Judge Jack A. Panella penned the court’s decision in which the court disagreed with the appellant Anthony Berry’s argument that the court coerced the verdict by instructing the jury to continue deliberating after it indicated that it was unable to reach a verdict twice over four days.

The trial took place in April 2016. Berry had filed suit against Elite Property Management and Lasalle Properties alleging that they failed to properly maintain a building, leading to a ceiling collapse that caused Berry to sustain serious injuries.

According to the decision, the jury began deliberations on April 19, 2016, and late morning April 21, 2016, informed the court that they were deadlocked on question one. 

The court instructed the jurors to continue deliberating, and the following afternoon they again told the court they were deadlocked.

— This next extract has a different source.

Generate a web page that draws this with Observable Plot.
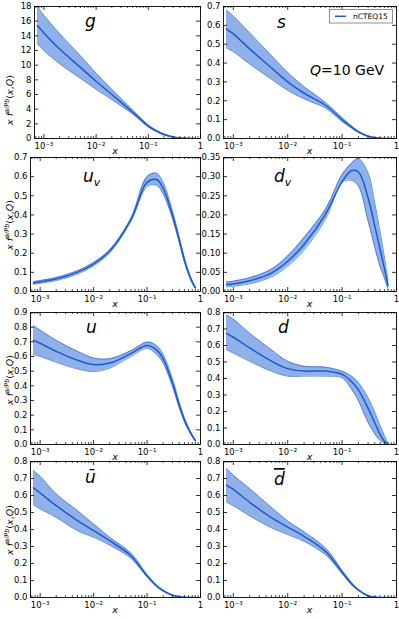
<!DOCTYPE html>
<html><head><meta charset="utf-8">
<script src="https://cdn.jsdelivr.net/npm/d3@7"></script>
<script src="https://cdn.jsdelivr.net/npm/@observablehq/plot@0.6"></script>
<style>
body{margin:0;background:#fff;}
#c{position:relative;width:399px;height:619px;overflow:hidden;font-family:"DejaVu Sans",sans-serif;}
</style></head><body><div id="c"></div>
<script>
// ---- data ----
const xs = [7.5e-4, 1e-3, 2e-3, 5e-3, 1e-2, 2e-2, 5e-2, 0.1, 0.15, 0.2, 0.3, 0.4, 0.5, 0.6, 0.7, 0.8];
const xDomain = [6.6e-4, 1];
const xTicks = [1e-3, 1e-2, 1e-1, 1];
const xTickLabels = ["10\u207B\u00B3", "10\u207B\u00B2", "10\u207B\u00B9", "1"];

const gC  = [15.4, 14.4, 12.2, 9.7, 7.8, 6.0, 3.6, 1.7, 0.95, 0.55, 0.2, 0.07, 0.02, 0.005, 0.001, 0];
const gHi = [18.0, 16.8, 14.3, 11.3, 8.9, 6.7, 3.9, 1.85, 1.05, 0.62, 0.23, 0.08, 0.025, 0.006, 0.001, 0];
const gLo = [12.9, 12.0, 10.2, 8.2, 6.7, 5.3, 3.35, 1.55, 0.85, 0.48, 0.17, 0.06, 0.015, 0.004, 0.001, 0];
const gTicks = [0, 2, 4, 6, 8, 10, 12, 14, 16, 18];

const sC  = [0.58, 0.555, 0.475, 0.375, 0.30, 0.24, 0.175, 0.10, 0.06, 0.035, 0.012, 0.004, 0.001, 0, 0, 0];
const sHi = [0.68, 0.65, 0.56, 0.44, 0.35, 0.275, 0.19, 0.11, 0.066, 0.039, 0.014, 0.005, 0.0015, 0, 0, 0];
const sLo = [0.48, 0.46, 0.395, 0.315, 0.255, 0.21, 0.16, 0.09, 0.054, 0.031, 0.01, 0.003, 0.0005, 0, 0, 0];
const sTicks = [0, 0.1, 0.2, 0.3, 0.4, 0.5, 0.6, 0.7];

const uvC  = [0.044, 0.05, 0.065, 0.10, 0.143, 0.21, 0.375, 0.57, 0.585, 0.54, 0.40, 0.27, 0.165, 0.095, 0.05, 0.02];
const uvHi = [0.051, 0.057, 0.073, 0.109, 0.152, 0.218, 0.383, 0.60, 0.618, 0.57, 0.42, 0.285, 0.177, 0.104, 0.057, 0.025];
const uvLo = [0.037, 0.043, 0.057, 0.091, 0.134, 0.202, 0.367, 0.548, 0.555, 0.51, 0.38, 0.255, 0.153, 0.086, 0.043, 0.015];
const uvTicks = [0, 0.1, 0.2, 0.3, 0.4, 0.5, 0.6, 0.7];

const dvC  = [0.018, 0.020, 0.028, 0.048, 0.079, 0.123, 0.203, 0.287, 0.316, 0.312, 0.245, 0.17, 0.11, 0.06, 0.015, null];
const dvHi = [0.025, 0.027, 0.036, 0.058, 0.093, 0.141, 0.216, 0.305, 0.335, 0.347, 0.31, 0.23, 0.155, 0.09, 0.025, null];
const dvLo = [0.012, 0.014, 0.020, 0.038, 0.066, 0.108, 0.19, 0.285, 0.29, 0.275, 0.185, 0.115, 0.065, 0.035, 0.005, null];
const dvTicks = [0, 0.05, 0.10, 0.15, 0.20, 0.25, 0.30, 0.35];

const uC  = [0.71, 0.69, 0.635, 0.575, 0.545, 0.555, 0.62, 0.675, 0.645, 0.585, 0.42, 0.27, 0.168, 0.105, 0.06, 0.027];
const uHi = [0.81, 0.78, 0.71, 0.635, 0.59, 0.585, 0.64, 0.698, 0.675, 0.615, 0.445, 0.29, 0.182, 0.115, 0.067, 0.032];
const uLo = [0.61, 0.60, 0.56, 0.515, 0.497, 0.52, 0.60, 0.655, 0.615, 0.555, 0.395, 0.25, 0.155, 0.095, 0.053, 0.022];
const uTicks = [0, 0.1, 0.2, 0.3, 0.4, 0.5, 0.6, 0.7, 0.8, 0.9];

const dC  = [0.674, 0.65, 0.585, 0.505, 0.46, 0.445, 0.445, 0.425, 0.38, 0.33, 0.22, 0.13, 0.06, 0.02, 0.0, null];
const dHi = [0.784, 0.76, 0.674, 0.574, 0.504, 0.474, 0.468, 0.444, 0.414, 0.374, 0.284, 0.194, 0.114, 0.054, 0.004, null];
const dLo = [0.574, 0.554, 0.504, 0.444, 0.414, 0.414, 0.414, 0.404, 0.334, 0.264, 0.134, 0.064, 0.024, 0.008, 0, null];
const dTicks = [0, 0.1, 0.2, 0.3, 0.4, 0.5, 0.6, 0.7, 0.8];

const ubC  = [0.645, 0.615, 0.54, 0.452, 0.393, 0.334, 0.246, 0.128, 0.069, 0.04, 0.013, 0.004, 0.001, 0, 0, 0];
const ubHi = [0.747, 0.713, 0.609, 0.511, 0.432, 0.354, 0.261, 0.136, 0.075, 0.044, 0.015, 0.005, 0.0015, 0, 0, 0];
const ubLo = [0.544, 0.521, 0.471, 0.393, 0.354, 0.308, 0.23, 0.12, 0.063, 0.036, 0.011, 0.003, 0.0005, 0, 0, 0];
const ubTicks = [0, 0.1, 0.2, 0.3, 0.4, 0.5, 0.6, 0.7, 0.8];

const dbC  = [0.66, 0.636, 0.56, 0.47, 0.414, 0.36, 0.27, 0.15, 0.08, 0.044, 0.01, 0.002, 0, 0, 0, 0];
const dbHi = [0.76, 0.72, 0.64, 0.53, 0.45, 0.386, 0.29, 0.16, 0.087, 0.048, 0.012, 0.003, 0, 0, 0, 0];
const dbLo = [0.56, 0.54, 0.48, 0.41, 0.37, 0.33, 0.25, 0.14, 0.073, 0.04, 0.008, 0.001, 0, 0, 0, 0];
const dbTicks = [0, 0.1, 0.2, 0.3, 0.4, 0.5, 0.6, 0.7, 0.8];

const legendLabel = "nCTEQ15";
const scaleLabel = "10 GeV";

// ---- layout ----
const colL = {l: 30, r: 200}, colR = {l: 223, r: 396};
const rows = [{t: 6, b: 138}, {t: 157, b: 291}, {t: 312, b: 444}, {t: 461, b: 597}];

const f1 = d3.format(".1f"), f2 = d3.format(".2f"), f0 = d3.format("d");
const panels = [
  {key: "g",  c: gC,  hi: gHi,  lo: gLo,  ticks: gTicks,  fmt: f0, col: {l: 34, r: 200}, row: rows[0]},
  {key: "s",  c: sC,  hi: sHi,  lo: sLo,  ticks: sTicks,  fmt: f1, col: colR, row: rows[0]},
  {key: "uv", c: uvC, hi: uvHi, lo: uvLo, ticks: uvTicks, fmt: f1, col: colL, row: rows[1]},
  {key: "dv", c: dvC, hi: dvHi, lo: dvLo, ticks: dvTicks, fmt: f2, col: colR, row: rows[1]},
  {key: "u",  c: uC,  hi: uHi,  lo: uLo,  ticks: uTicks,  fmt: f1, col: colL, row: rows[2]},
  {key: "d",  c: dC,  hi: dHi,  lo: dLo,  ticks: dTicks,  fmt: f1, col: colR, row: rows[2]},
  {key: "ub", c: ubC, hi: ubHi, lo: ubLo, ticks: ubTicks, fmt: f1, col: colL, row: rows[3]},
  {key: "db", c: dbC, hi: dbHi, lo: dbLo, ticks: dbTicks, fmt: f1, col: colR, row: rows[3]}
];

const xMinor = [];
for (let k = -4; k <= -1; k++) for (let m = 2; m <= 9; m++) {
  const v = m * Math.pow(10, k);
  if (v > xDomain[0] && v < xDomain[1]) xMinor.push(v);
}

const fillColor = "#8fb0e8", edgeColor = "#2b68d2", lineColor = "#1d5bd0";
const container = document.getElementById("c");

for (const p of panels) {
  const ML = 34, MR = 10, MT = 8, MB = 26;
  const innerW = p.col.r - p.col.l, innerH = p.row.b - p.row.t;
  const data = xs.map((x, i) => ({x, c: p.c[i], hi: p.hi[i], lo: p.lo[i]})).filter(d => d.c != null);
  const curve = "catmull-rom";
  const svg = Plot.plot({
    width: innerW + ML + MR, height: innerH + MT + MB,
    marginLeft: ML, marginRight: MR, marginTop: MT, marginBottom: MB,
    style: {background: "transparent", overflow: "visible", fontFamily: "DejaVu Sans", fontSize: "8.5px", color: "black"},
    x: {type: "log", domain: xDomain},
    y: {domain: [0, p.ticks[p.ticks.length - 1]]},
    marks: [
      Plot.areaY(data, {x: "x", y1: "lo", y2: "hi", fill: fillColor, curve, clip: true}),
      Plot.lineY(data, {x: "x", y: "lo", stroke: edgeColor, strokeWidth: 0.7, curve, clip: true}),
      Plot.lineY(data, {x: "x", y: "hi", stroke: edgeColor, strokeWidth: 0.7, curve, clip: true}),
      Plot.lineY(data, {x: "x", y: "c", stroke: lineColor, strokeWidth: 1.5, curve, clip: true}),
      Plot.tickX(xTicks, {x: d => d, insetTop: innerH - 4, stroke: "black", strokeWidth: 0.8}),
      Plot.tickX(xTicks, {x: d => d, insetBottom: innerH - 4, stroke: "black", strokeWidth: 0.8}),
      Plot.tickX(xMinor, {x: d => d, insetTop: innerH - 2, stroke: "black", strokeWidth: 0.7}),
      Plot.tickX(xMinor, {x: d => d, insetBottom: innerH - 2, stroke: "black", strokeWidth: 0.7}),
      Plot.tickY(p.ticks, {y: d => d, insetRight: innerW - 4, stroke: "black", strokeWidth: 0.8}),
      Plot.tickY(p.ticks, {y: d => d, insetLeft: innerW - 4, stroke: "black", strokeWidth: 0.8}),
      Plot.axisX(xTicks, {tickSize: 0, tickPadding: 4, tickFormat: d => xTickLabels[xTicks.indexOf(d)], label: null}),
      Plot.axisY(p.ticks, {tickSize: 0, tickPadding: 3, tickFormat: p.fmt, label: null}),
      Plot.frame({stroke: "black", strokeWidth: 0.9})
    ]
  });
  svg.style.position = "absolute";
  svg.style.left = (p.col.l - ML) + "px";
  svg.style.top = (p.row.t - MT) + "px";
  svg.style.maxWidth = "none";
  container.appendChild(svg);
}

// ---- overlay texts ----
const ov = d3.select(container).append("svg")
  .attr("width", 399).attr("height", 619)
  .style("position", "absolute").style("left", "0px").style("top", "0px")
  .style("pointer-events", "none")
  .style("font-family", "DejaVu Sans, sans-serif");

// panel titles
const titleSpecs = [
  {x: 85, y: 27, parts: [["g", 0]]},
  {x: 277, y: 28, parts: [["s", 0]]},
  {x: 83, y: 182, parts: [["u", 0], ["v", 1]]},
  {x: 274, y: 182, parts: [["d", 0], ["v", 1]]},
  {x: 86, y: 333, parts: [["u", 0]]},
  {x: 278, y: 333, parts: [["d", 0]]},
  {x: 85, y: 483, parts: [["\u016B", 0]]},
  {x: 274, y: 485, parts: [["d", 0]], overline: true}
];
for (const t of titleSpecs) {
  const tx = ov.append("text").attr("x", t.x).attr("y", t.y)
    .attr("font-size", 17).attr("font-style", "italic");
  if (t.overline) tx.style("text-decoration", "overline");
  for (const [s, kind] of t.parts) {
    const ts = tx.append("tspan").text(s);
    if (kind === 1) ts.attr("font-size", 11).attr("dy", 4);
  }
}

// x labels
for (const r of rows) {
  for (const c of [colL, colR]) {
    ov.append("text").attr("x", (c.l + c.r) / 2).attr("y", r.b + 16)
      .attr("text-anchor", "middle").attr("font-size", 9.5).attr("font-style", "italic").text("x");
  }
}

// y labels (left column)
const yLabelCenters = [100, 225, 380, 530];
for (const cy of yLabelCenters) {
  const t = ov.append("text").attr("transform", `translate(13,${cy}) rotate(-90)`)
    .attr("text-anchor", "middle").attr("font-size", 9.5);
  t.append("tspan").attr("font-style", "italic").text("x f");
  t.append("tspan").attr("font-style", "italic").attr("font-size", 6.5).attr("dy", -4).text("a/Pb");
  t.append("tspan").attr("dy", 4).text("(");
  t.append("tspan").attr("font-style", "italic").text("x");
  t.append("tspan").text(",");
  t.append("tspan").attr("font-style", "italic").text("Q");
  t.append("tspan").text(")");
}

// legend
ov.append("rect").attr("x", 329.5).attr("y", 9.5).attr("width", 63).attr("height", 13.5)
  .attr("fill", "white").attr("stroke", "#777").attr("stroke-width", 0.8);
ov.append("line").attr("x1", 335).attr("x2", 346).attr("y1", 16.3).attr("y2", 16.3)
  .attr("stroke", lineColor).attr("stroke-width", 1.5);
ov.append("text").attr("x", 353).attr("y", 19.2).attr("font-size", 7.5).text(legendLabel);

// Q label
const q = ov.append("text").attr("x", 310).attr("y", 75).attr("font-size", 14);
q.append("tspan").attr("font-style", "italic").text("Q");
q.append("tspan").text("=" + scaleLabel);
</script>
</body></html>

At this point, the court dismissed the jurors for the weekend, asking them to deliberate one more time on Monday and if they still could not reach a verdict, it would consider declaring them hopelessly deadlocked.

The Superior Court found that although the jury had said it was deadlocked, “they never indicated they were hopelessly deadlocked,” reads Panella’s decision. “Nor is the time of deliberations and rendering of the verdict here an aberration in the case law.”

When deliberations resumed after the second indication of a deadlock, the jury asked to hear the charge again, “as they were interested ‘in the instructions regarding weighing the evidence, lack of evidence, witness credibility,’” according to the opinion. 

The court read the charge then reminded the jurors not to violate their own beliefs, or change their opinion just to return a verdict. The jury returned a verdict that afternoon.

The Superior Court felt that the trial court had been careful and methodical in its instruction of the jury, and that the request for instruction “strongly suggests the jurors moved past their deadlock.” It rejected the appellant’s argument that the verdict was the result of a fatigued jury.

Judges Alice Beck Dubow and James J. Fitzgerald III concurred.